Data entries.
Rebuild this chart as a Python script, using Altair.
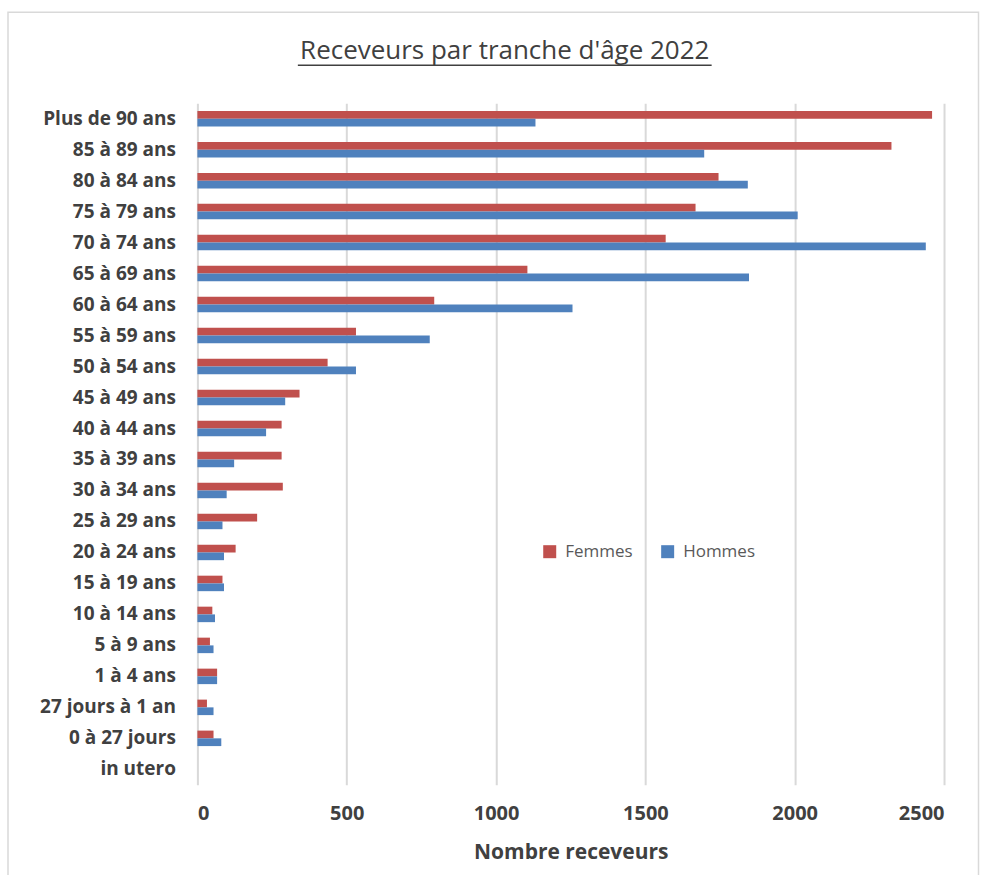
import altair as alt
import pandas as pd

ages = ["Plus de 90 ans", "85 à 89 ans\u2002", "80 à 84 ans", "75 à 79 ans", "70 à 74 ans",
        "65 à 69 ans", "60 à 64 ans", "55 à 59 ans", "50 à 54 ans", "45 à 49 ans",
        "40 à 44 ans", "35 à 39 ans", "30 à 34 ans", "25 à 29 ans", "20 à 24 ans",
        "15 à 19 ans", "10 à 14 ans", "5 à 9 ans", "1 à 4 ans", "27 jours à 1 an",
        "0 à 27 jours", "in utero"]
femmes = [2460, 2324, 1745, 1668, 1568, 1105, 793, 531, 436, 342, 282, 282, 286, 200,
          128, 84, 50, 42, 66, 32, 54, 0]
hommes = [1132, 1697, 1843, 2010, 2439, 1847, 1256, 778, 531, 294, 230, 123, 98, 84,
          89, 89, 59, 54, 66, 54, 80, 0]
series = ["Femmes", "Hommes"]
colors = ["#C0504D", "#4F81BD"]
x_ticks = [0, 500, 1000, 1500, 2000, 2500]
title_text = "Receveurs par tranche d'âge 2022"

rows = []
for a, f, h in zip(ages, femmes, hommes):
    rows.append({"age": a, "sexe": "Femmes", "valeur": f})
    rows.append({"age": a, "sexe": "Hommes", "valeur": h})
df = pd.DataFrame(rows)

FONT = "Open Sans"
TXT = "#404040"

bars = alt.Chart(df).mark_bar().encode(
    x=alt.X("valeur:Q",
            scale=alt.Scale(domain=[0, 2500], nice=False, zero=True),
            axis=alt.Axis(values=x_ticks, title="Nombre receveurs", format="d",
                          labelFont=FONT, labelFontSize=20, labelFontWeight="bold",
                          labelColor=TXT, labelPadding=19, ticks=False, tickSize=0,
                          domain=False, grid=True, gridColor="#D9D9D9", gridWidth=2,
                          titleFont=FONT, titleFontSize=21, titleFontWeight="bold",
                          titleColor=TXT, titlePadding=18)),
    y=alt.Y("age:N", sort=ages,
            scale=alt.Scale(domain=ages, paddingInner=0.5, paddingOuter=0.25),
            axis=alt.Axis(title=None, labelFont=FONT, labelFontSize=19,
                          labelFontWeight="bold", labelColor=TXT, ticks=False,
                          tickSize=0, domain=False, grid=False, labelPadding=22,
                          labelLimit=300)),
    yOffset=alt.YOffset("sexe:N", sort=series),
    color=alt.Color("sexe:N",
                    scale=alt.Scale(domain=series, range=colors),
                    legend=alt.Legend(title=None, orient="none", legendX=344, legendY=440,
                                      direction="horizontal", symbolType="square",
                                      symbolSize=169, symbolStrokeWidth=0,
                                      labelFont=FONT, labelFontSize=17,
                                      labelColor="#595959", columnPadding=26,
                                      labelOffset=7, padding=0)),
)

one = alt.Data(values=[{"k": 1}])

title = alt.Chart(one).mark_text(
    font=FONT, fontSize=26, color=TXT, align="center", baseline="alphabetic"
).encode(x=alt.value(307.5), y=alt.value(-44), text=alt.value(title_text))

underline = alt.Chart(one).mark_rule(
    color=TXT, strokeWidth=1.5
).encode(x=alt.value(100.5), x2=alt.value(514.5), y=alt.value(-38))

frame = alt.Chart(one).mark_rect(
    fill=None, stroke="#D9D9D9", strokeWidth=1.5
).encode(x=alt.value(-189.5), x2=alt.value(781.5), y=alt.value(-91), y2=alt.value(790))

chart = alt.layer(frame, bars, title, underline).properties(
    width=747,
    height=682,
    padding={"left": 197.5, "top": 103, "right": 40, "bottom": 90},
    autosize=alt.AutoSizeParams(type="none"),
).configure_view(stroke=None)

chart.save("out.html", embed_options={"renderer": "svg", "actions": False})
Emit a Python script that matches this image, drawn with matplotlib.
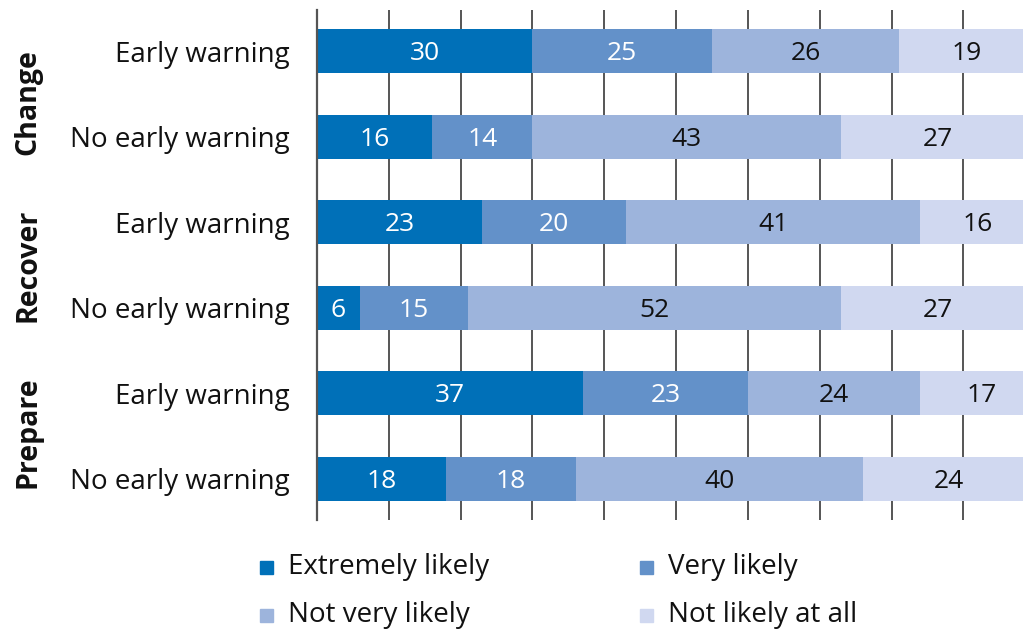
import matplotlib
matplotlib.use("Agg")
import matplotlib.pyplot as plt
from matplotlib.patches import Rectangle
import numpy as np

plt.rcParams['font.family'] = ['Open Sans', 'DejaVu Sans']

rows = ["Early warning", "No early warning", "Early warning",
        "No early warning", "Early warning", "No early warning"]
groups = ["Change", "Recover", "Prepare"]
categories = ["Extremely likely", "Very likely", "Not very likely", "Not likely at all"]
extremely = [30, 16, 23, 6, 37, 18]
very = [25, 14, 20, 15, 23, 18]
not_very = [26, 43, 41, 52, 24, 40]
not_at_all = [19, 27, 16, 27, 17, 24]

colors = ["#0070b8", "#6391c9", "#9db4dc", "#d0d8f0"]
text_colors = ["white", "white", "#111111", "#111111"]

W, H = 1023, 629
fig = plt.figure(figsize=(W / 100, H / 100), dpi=100)
ax = fig.add_axes([317 / W, 1 - 520 / H, (W - 317) / W, 510 / H])

y = np.arange(len(rows))
series = [extremely, very, not_very, not_at_all]
left = np.zeros(len(rows))
for vals, col, tcol in zip(series, colors, text_colors):
    vals = np.array(vals, dtype=float)
    ax.barh(y, vals, left=left, height=0.515, color=col, zorder=3)
    for yi, l, v in zip(y, left, vals):
        ax.text(l + v / 2, yi + 0.03, f"{int(v)}", ha="center", va="center",
                color=tcol, fontsize=19, zorder=4)
    left += vals

ax.set_xlim(0, 98.3)
ax.set_ylim(5.48, -0.48)
ax.set_xticks(np.arange(0, 100, 10))
ax.xaxis.grid(True, color="#555555", linewidth=1.4, zorder=0)
ax.tick_params(axis="x", length=0, labelbottom=False)
ax.tick_params(axis="y", length=0, labelsize=20, pad=19.5, colors="#111111")
ax.set_yticks(y)
ax.set_yticklabels(rows)
for side in ["top", "right", "bottom"]:
    ax.spines[side].set_visible(False)
ax.spines["left"].set_color("#555555")
ax.spines["left"].set_linewidth(1.6)
ax.spines["left"].set_zorder(5)

# group labels, one per pair of rows
group_centres = [0.6, 2.5, 4.45]
for g, yc in zip(groups, group_centres):
    ax.text(-0.41, yc, g, transform=ax.get_yaxis_transform(), rotation=90,
            ha="center", va="center", fontsize=20.5, fontweight="bold", color="#111111")

# legend in two columns
leg_pos = [(260, 567), (640, 567), (260, 615), (640, 615)]
for (px, py), cat, col in zip(leg_pos, categories, colors):
    s = 13
    fig.add_artist(Rectangle(((px) / W, 1 - (py + s / 2) / H), s / W, s / H,
                             transform=fig.transFigure, color=col))
    fig.text((px + 28) / W, 1 - py / H, cat, ha="left", va="center",
             fontsize=20, color="#111111")

fig.savefig("out.png", dpi=100)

Exercise instructions.
The material above must be printed exactly, with its pictures left out.

Solution for this problem.
Rebuild this chart as a Python script, using Altair.
import altair as alt
import pandas as pd

ages = ["Plus de 90 ans", "85 à 89 ans\u2002", "80 à 84 ans", "75 à 79 ans", "70 à 74 ans",
        "65 à 69 ans", "60 à 64 ans", "55 à 59 ans", "50 à 54 ans", "45 à 49 ans",
        "40 à 44 ans", "35 à 39 ans", "30 à 34 ans", "25 à 29 ans", "20 à 24 ans",
        "15 à 19 ans", "10 à 14 ans", "5 à 9 ans", "1 à 4 ans", "27 jours à 1 an",
        "0 à 27 jours", "in utero"]
femmes = [2460, 2324, 1745, 1668, 1568, 1105, 793, 531, 436, 342, 282, 282, 286, 200,
          128, 84, 50, 42, 66, 32, 54, 0]
hommes = [1132, 1697, 1843, 2010, 2439, 1847, 1256, 778, 531, 294, 230, 123, 98, 84,
          89, 89, 59, 54, 66, 54, 80, 0]
series = ["Femmes", "Hommes"]
colors = ["#C0504D", "#4F81BD"]
x_ticks = [0, 500, 1000, 1500, 2000, 2500]
title_text = "Receveurs par tranche d'âge 2022"

rows = []
for a, f, h in zip(ages, femmes, hommes):
    rows.append({"age": a, "sexe": "Femmes", "valeur": f})
    rows.append({"age": a, "sexe": "Hommes", "valeur": h})
df = pd.DataFrame(rows)

FONT = "Open Sans"
TXT = "#404040"

bars = alt.Chart(df).mark_bar().encode(
    x=alt.X("valeur:Q",
            scale=alt.Scale(domain=[0, 2500], nice=False, zero=True),
            axis=alt.Axis(values=x_ticks, title="Nombre receveurs", format="d",
                          labelFont=FONT, labelFontSize=20, labelFontWeight="bold",
                          labelColor=TXT, labelPadding=19, ticks=False, tickSize=0,
                          domain=False, grid=True, gridColor="#D9D9D9", gridWidth=2,
                          titleFont=FONT, titleFontSize=21, titleFontWeight="bold",
                          titleColor=TXT, titlePadding=18)),
    y=alt.Y("age:N", sort=ages,
            scale=alt.Scale(domain=ages, paddingInner=0.5, paddingOuter=0.25),
            axis=alt.Axis(title=None, labelFont=FONT, labelFontSize=19,
                          labelFontWeight="bold", labelColor=TXT, ticks=False,
                          tickSize=0, domain=False, grid=False, labelPadding=22,
                          labelLimit=300)),
    yOffset=alt.YOffset("sexe:N", sort=series),
    color=alt.Color("sexe:N",
                    scale=alt.Scale(domain=series, range=colors),
                    legend=alt.Legend(title=None, orient="none", legendX=344, legendY=440,
                                      direction="horizontal", symbolType="square",
                                      symbolSize=169, symbolStrokeWidth=0,
                                      labelFont=FONT, labelFontSize=17,
                                      labelColor="#595959", columnPadding=26,
                                      labelOffset=7, padding=0)),
)

one = alt.Data(values=[{"k": 1}])

title = alt.Chart(one).mark_text(
    font=FONT, fontSize=26, color=TXT, align="center", baseline="alphabetic"
).encode(x=alt.value(307.5), y=alt.value(-44), text=alt.value(title_text))

underline = alt.Chart(one).mark_rule(
    color=TXT, strokeWidth=1.5
).encode(x=alt.value(100.5), x2=alt.value(514.5), y=alt.value(-38))

frame = alt.Chart(one).mark_rect(
    fill=None, stroke="#D9D9D9", strokeWidth=1.5
).encode(x=alt.value(-189.5), x2=alt.value(781.5), y=alt.value(-91), y2=alt.value(790))

chart = alt.layer(frame, bars, title, underline).properties(
    width=747,
    height=682,
    padding={"left": 197.5, "top": 103, "right": 40, "bottom": 90},
    autosize=alt.AutoSizeParams(type="none"),
).configure_view(stroke=None)

chart.save("out.html", embed_options={"renderer": "svg", "actions": False})
Emit a Python script that matches this image, drawn with matplotlib.
import matplotlib
matplotlib.use("Agg")
import matplotlib.pyplot as plt
from matplotlib.patches import Rectangle
import numpy as np

plt.rcParams['font.family'] = ['Open Sans', 'DejaVu Sans']

rows = ["Early warning", "No early warning", "Early warning",
        "No early warning", "Early warning", "No early warning"]
groups = ["Change", "Recover", "Prepare"]
categories = ["Extremely likely", "Very likely", "Not very likely", "Not likely at all"]
extremely = [30, 16, 23, 6, 37, 18]
very = [25, 14, 20, 15, 23, 18]
not_very = [26, 43, 41, 52, 24, 40]
not_at_all = [19, 27, 16, 27, 17, 24]

colors = ["#0070b8", "#6391c9", "#9db4dc", "#d0d8f0"]
text_colors = ["white", "white", "#111111", "#111111"]

W, H = 1023, 629
fig = plt.figure(figsize=(W / 100, H / 100), dpi=100)
ax = fig.add_axes([317 / W, 1 - 520 / H, (W - 317) / W, 510 / H])

y = np.arange(len(rows))
series = [extremely, very, not_very, not_at_all]
left = np.zeros(len(rows))
for vals, col, tcol in zip(series, colors, text_colors):
    vals = np.array(vals, dtype=float)
    ax.barh(y, vals, left=left, height=0.515, color=col, zorder=3)
    for yi, l, v in zip(y, left, vals):
        ax.text(l + v / 2, yi + 0.03, f"{int(v)}", ha="center", va="center",
                color=tcol, fontsize=19, zorder=4)
    left += vals

ax.set_xlim(0, 98.3)
ax.set_ylim(5.48, -0.48)
ax.set_xticks(np.arange(0, 100, 10))
ax.xaxis.grid(True, color="#555555", linewidth=1.4, zorder=0)
ax.tick_params(axis="x", length=0, labelbottom=False)
ax.tick_params(axis="y", length=0, labelsize=20, pad=19.5, colors="#111111")
ax.set_yticks(y)
ax.set_yticklabels(rows)
for side in ["top", "right", "bottom"]:
    ax.spines[side].set_visible(False)
ax.spines["left"].set_color("#555555")
ax.spines["left"].set_linewidth(1.6)
ax.spines["left"].set_zorder(5)

# group labels, one per pair of rows
group_centres = [0.6, 2.5, 4.45]
for g, yc in zip(groups, group_centres):
    ax.text(-0.41, yc, g, transform=ax.get_yaxis_transform(), rotation=90,
            ha="center", va="center", fontsize=20.5, fontweight="bold", color="#111111")

# legend in two columns
leg_pos = [(260, 567), (640, 567), (260, 615), (640, 615)]
for (px, py), cat, col in zip(leg_pos, categories, colors):
    s = 13
    fig.add_artist(Rectangle(((px) / W, 1 - (py + s / 2) / H), s / W, s / H,
                             transform=fig.transFigure, color=col))
    fig.text((px + 28) / W, 1 - py / H, cat, ha="left", va="center",
             fontsize=20, color="#111111")

fig.savefig("out.png", dpi=100)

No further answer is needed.